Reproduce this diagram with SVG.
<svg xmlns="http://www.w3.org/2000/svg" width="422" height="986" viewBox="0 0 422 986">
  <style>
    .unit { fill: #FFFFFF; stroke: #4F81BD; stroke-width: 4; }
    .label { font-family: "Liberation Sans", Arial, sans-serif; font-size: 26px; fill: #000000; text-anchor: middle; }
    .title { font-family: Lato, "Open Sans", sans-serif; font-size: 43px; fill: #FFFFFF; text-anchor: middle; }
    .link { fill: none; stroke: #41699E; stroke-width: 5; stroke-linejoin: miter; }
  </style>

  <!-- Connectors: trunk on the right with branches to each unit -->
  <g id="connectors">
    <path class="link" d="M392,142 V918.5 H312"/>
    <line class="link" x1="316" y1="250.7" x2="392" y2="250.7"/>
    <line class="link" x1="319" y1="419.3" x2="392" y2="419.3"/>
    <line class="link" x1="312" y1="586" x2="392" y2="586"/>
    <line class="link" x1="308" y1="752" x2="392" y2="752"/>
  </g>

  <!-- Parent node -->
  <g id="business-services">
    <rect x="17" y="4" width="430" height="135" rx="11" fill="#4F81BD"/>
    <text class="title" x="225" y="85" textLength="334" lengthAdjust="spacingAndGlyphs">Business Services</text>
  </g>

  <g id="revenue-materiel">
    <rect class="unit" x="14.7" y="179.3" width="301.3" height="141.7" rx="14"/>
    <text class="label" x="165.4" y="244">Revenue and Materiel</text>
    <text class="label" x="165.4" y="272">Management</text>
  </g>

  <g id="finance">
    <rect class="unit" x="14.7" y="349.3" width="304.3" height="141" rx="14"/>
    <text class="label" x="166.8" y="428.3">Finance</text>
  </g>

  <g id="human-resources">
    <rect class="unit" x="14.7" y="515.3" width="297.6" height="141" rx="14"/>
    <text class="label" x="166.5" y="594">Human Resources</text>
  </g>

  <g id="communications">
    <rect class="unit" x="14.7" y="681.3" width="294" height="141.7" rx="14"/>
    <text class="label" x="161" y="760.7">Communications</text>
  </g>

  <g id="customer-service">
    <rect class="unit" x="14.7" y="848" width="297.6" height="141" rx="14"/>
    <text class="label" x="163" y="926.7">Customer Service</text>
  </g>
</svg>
####
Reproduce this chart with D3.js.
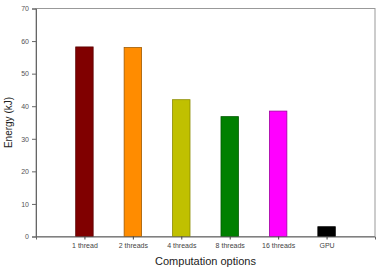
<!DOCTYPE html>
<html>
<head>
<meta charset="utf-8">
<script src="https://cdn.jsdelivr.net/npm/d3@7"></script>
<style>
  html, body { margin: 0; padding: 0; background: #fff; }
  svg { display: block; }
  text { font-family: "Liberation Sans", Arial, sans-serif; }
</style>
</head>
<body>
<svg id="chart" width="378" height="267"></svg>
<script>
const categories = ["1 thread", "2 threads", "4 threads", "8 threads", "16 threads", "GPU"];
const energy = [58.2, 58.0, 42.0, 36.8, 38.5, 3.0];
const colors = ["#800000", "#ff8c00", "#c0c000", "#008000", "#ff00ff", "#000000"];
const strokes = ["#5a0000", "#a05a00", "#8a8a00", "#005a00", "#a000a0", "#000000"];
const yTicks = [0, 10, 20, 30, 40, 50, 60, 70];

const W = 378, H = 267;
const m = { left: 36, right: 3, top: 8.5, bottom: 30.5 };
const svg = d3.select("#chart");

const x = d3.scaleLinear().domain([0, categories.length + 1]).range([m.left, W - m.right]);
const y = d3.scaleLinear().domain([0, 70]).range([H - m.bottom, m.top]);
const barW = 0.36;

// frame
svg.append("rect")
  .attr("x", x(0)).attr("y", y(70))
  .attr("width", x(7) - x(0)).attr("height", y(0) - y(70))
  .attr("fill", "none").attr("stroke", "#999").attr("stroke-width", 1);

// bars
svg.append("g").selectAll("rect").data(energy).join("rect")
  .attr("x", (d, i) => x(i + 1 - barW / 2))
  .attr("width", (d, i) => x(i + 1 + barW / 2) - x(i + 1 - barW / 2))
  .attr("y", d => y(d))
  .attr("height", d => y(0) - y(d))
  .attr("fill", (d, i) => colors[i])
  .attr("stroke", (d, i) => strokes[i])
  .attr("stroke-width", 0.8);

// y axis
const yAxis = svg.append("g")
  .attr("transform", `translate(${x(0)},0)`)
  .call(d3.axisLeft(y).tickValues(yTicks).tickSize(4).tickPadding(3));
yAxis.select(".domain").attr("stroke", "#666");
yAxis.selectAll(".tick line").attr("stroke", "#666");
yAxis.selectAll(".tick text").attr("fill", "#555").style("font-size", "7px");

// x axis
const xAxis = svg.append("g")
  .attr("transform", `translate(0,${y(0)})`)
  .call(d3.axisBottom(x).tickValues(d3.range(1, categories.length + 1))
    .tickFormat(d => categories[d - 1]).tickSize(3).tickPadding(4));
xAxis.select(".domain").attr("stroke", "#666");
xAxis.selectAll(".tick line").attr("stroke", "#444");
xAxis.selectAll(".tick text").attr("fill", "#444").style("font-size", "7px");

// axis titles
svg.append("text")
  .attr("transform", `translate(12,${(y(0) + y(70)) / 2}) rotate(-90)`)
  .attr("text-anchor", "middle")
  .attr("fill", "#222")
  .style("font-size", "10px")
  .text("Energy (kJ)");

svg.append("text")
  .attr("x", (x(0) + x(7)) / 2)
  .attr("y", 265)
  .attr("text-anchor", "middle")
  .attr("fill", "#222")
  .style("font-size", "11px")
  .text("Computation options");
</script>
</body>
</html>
####
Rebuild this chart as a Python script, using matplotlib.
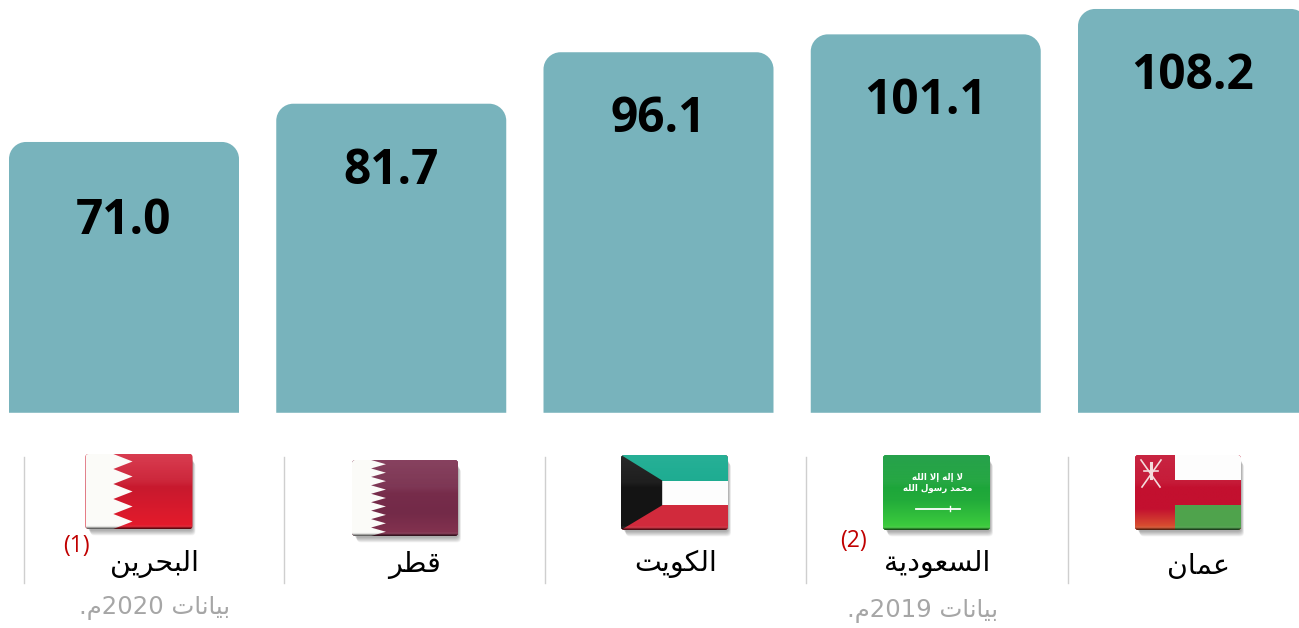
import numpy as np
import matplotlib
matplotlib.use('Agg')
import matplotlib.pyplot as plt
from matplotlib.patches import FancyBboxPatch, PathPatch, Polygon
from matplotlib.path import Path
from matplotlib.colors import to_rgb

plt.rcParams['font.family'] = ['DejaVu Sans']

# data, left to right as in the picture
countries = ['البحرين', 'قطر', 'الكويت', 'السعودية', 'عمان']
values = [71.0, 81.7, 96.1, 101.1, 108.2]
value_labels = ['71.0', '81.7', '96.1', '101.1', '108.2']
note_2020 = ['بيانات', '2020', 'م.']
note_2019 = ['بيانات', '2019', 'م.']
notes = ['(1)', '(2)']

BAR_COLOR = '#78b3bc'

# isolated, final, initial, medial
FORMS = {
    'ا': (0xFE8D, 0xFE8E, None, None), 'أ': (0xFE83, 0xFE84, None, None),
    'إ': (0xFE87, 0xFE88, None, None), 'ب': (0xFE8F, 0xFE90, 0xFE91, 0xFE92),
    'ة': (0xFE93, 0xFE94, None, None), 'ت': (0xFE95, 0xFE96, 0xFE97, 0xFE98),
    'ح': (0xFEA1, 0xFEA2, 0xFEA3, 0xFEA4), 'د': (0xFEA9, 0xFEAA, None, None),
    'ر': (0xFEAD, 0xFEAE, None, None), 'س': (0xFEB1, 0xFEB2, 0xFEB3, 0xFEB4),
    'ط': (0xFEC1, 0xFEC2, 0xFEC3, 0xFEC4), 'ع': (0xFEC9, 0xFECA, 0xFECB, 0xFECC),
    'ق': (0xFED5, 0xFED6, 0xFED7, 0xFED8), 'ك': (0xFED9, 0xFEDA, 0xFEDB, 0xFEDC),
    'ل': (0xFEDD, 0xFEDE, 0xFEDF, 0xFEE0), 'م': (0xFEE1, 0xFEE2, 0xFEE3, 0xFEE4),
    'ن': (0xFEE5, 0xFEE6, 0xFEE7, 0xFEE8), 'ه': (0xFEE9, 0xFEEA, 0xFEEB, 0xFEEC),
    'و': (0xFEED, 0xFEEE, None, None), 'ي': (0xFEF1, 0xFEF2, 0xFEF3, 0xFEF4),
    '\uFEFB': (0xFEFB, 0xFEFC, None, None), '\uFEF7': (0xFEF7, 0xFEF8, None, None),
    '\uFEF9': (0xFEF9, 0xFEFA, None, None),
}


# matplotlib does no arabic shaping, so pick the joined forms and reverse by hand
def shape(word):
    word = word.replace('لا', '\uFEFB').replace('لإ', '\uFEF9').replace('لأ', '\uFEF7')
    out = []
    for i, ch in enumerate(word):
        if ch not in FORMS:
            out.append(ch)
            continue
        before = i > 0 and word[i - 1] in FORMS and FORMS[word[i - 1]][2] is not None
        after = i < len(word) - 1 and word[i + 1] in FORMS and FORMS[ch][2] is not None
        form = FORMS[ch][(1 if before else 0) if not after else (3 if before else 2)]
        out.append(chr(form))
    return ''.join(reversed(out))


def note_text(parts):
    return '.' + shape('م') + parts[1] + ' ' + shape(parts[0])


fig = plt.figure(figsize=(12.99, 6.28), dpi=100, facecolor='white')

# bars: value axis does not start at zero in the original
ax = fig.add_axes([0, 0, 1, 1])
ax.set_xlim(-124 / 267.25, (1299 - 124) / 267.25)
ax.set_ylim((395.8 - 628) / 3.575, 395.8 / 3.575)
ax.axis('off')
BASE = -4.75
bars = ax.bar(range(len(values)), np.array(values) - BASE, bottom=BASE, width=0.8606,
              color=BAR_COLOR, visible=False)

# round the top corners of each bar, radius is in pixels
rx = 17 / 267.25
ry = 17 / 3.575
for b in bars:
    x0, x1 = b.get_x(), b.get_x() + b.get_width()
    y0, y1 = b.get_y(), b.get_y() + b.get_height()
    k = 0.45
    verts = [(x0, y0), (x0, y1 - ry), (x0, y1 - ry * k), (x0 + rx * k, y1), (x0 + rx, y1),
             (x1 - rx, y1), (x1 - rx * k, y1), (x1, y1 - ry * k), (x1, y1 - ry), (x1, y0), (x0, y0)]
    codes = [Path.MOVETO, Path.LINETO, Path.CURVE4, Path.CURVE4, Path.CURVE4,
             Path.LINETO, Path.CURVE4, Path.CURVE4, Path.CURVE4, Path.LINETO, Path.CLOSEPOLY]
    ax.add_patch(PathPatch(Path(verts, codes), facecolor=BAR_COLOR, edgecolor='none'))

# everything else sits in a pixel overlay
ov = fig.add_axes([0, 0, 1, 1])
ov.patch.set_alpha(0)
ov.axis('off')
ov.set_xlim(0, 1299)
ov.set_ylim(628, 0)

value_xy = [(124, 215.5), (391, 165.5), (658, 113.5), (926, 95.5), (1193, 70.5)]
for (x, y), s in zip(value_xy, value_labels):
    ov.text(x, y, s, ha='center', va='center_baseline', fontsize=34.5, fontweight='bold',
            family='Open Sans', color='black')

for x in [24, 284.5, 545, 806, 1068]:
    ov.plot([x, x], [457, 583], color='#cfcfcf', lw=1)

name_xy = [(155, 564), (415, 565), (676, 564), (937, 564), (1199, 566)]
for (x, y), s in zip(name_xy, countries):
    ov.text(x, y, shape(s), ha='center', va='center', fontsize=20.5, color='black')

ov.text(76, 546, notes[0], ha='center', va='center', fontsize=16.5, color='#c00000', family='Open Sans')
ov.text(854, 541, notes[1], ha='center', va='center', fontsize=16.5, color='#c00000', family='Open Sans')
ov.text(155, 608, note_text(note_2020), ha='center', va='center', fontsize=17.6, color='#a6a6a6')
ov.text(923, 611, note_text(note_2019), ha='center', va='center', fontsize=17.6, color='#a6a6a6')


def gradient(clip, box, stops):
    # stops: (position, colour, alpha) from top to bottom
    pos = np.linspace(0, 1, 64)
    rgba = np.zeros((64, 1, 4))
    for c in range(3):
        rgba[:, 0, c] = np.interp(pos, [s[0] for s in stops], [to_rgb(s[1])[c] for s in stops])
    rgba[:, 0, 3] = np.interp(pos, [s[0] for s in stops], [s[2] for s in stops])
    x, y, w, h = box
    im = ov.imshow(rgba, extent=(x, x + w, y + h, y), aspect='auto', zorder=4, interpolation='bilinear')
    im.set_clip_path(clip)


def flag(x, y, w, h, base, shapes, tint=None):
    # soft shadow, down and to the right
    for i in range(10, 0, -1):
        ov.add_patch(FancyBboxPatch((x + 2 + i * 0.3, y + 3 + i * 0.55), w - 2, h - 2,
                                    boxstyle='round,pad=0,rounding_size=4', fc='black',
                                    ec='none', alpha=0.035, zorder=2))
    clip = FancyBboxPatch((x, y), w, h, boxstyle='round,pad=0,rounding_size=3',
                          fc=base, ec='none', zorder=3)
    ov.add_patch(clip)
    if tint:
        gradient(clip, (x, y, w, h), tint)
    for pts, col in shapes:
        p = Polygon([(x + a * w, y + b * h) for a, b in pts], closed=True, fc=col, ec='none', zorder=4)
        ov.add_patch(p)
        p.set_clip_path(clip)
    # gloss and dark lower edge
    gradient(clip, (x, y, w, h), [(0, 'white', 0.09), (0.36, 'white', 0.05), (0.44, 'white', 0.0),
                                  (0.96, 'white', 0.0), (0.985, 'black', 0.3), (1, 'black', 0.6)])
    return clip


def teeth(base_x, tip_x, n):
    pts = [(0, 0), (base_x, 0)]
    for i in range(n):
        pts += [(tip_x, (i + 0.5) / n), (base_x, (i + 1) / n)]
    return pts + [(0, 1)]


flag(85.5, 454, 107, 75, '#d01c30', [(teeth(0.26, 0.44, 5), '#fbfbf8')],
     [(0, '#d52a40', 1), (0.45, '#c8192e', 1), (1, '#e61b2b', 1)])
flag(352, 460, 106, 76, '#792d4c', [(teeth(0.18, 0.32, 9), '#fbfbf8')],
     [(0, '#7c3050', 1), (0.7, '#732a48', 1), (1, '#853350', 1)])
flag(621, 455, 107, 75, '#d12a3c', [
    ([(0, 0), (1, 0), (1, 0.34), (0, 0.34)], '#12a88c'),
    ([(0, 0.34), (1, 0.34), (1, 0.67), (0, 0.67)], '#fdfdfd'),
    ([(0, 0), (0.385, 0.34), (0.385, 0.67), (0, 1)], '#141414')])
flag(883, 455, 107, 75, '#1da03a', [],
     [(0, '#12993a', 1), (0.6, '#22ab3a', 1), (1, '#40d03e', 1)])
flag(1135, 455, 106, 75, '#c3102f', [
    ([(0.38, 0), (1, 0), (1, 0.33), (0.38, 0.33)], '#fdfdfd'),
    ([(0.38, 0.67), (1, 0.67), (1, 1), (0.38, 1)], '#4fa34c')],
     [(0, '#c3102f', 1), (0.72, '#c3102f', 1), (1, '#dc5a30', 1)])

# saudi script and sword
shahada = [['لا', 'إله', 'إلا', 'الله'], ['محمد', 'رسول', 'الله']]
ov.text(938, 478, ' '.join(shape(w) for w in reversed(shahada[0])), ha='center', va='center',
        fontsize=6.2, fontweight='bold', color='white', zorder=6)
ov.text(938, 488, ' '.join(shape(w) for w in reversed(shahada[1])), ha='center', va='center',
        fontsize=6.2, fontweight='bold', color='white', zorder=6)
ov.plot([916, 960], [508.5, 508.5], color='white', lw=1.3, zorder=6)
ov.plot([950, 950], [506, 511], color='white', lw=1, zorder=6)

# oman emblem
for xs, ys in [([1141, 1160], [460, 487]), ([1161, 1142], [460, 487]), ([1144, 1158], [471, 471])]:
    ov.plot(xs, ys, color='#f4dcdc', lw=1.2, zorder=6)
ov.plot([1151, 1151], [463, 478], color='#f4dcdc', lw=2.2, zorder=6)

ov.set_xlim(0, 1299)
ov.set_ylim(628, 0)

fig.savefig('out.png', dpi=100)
####
- [WORK TO DO]:
Up in the listing, locate the line with "Rebuild this chart"; print it and every line after it down to the line with "plt.rcParams['font.family'] = ['DejaVu Sans']", which is included too. Skip the pictures.

- [ANSWER TO THIS PROBLEM]:
Rebuild this chart as a Python script, using matplotlib.
import numpy as np
import matplotlib
matplotlib.use('Agg')
import matplotlib.pyplot as plt
from matplotlib.patches import FancyBboxPatch, PathPatch, Polygon
from matplotlib.path import Path
from matplotlib.colors import to_rgb

plt.rcParams['font.family'] = ['DejaVu Sans']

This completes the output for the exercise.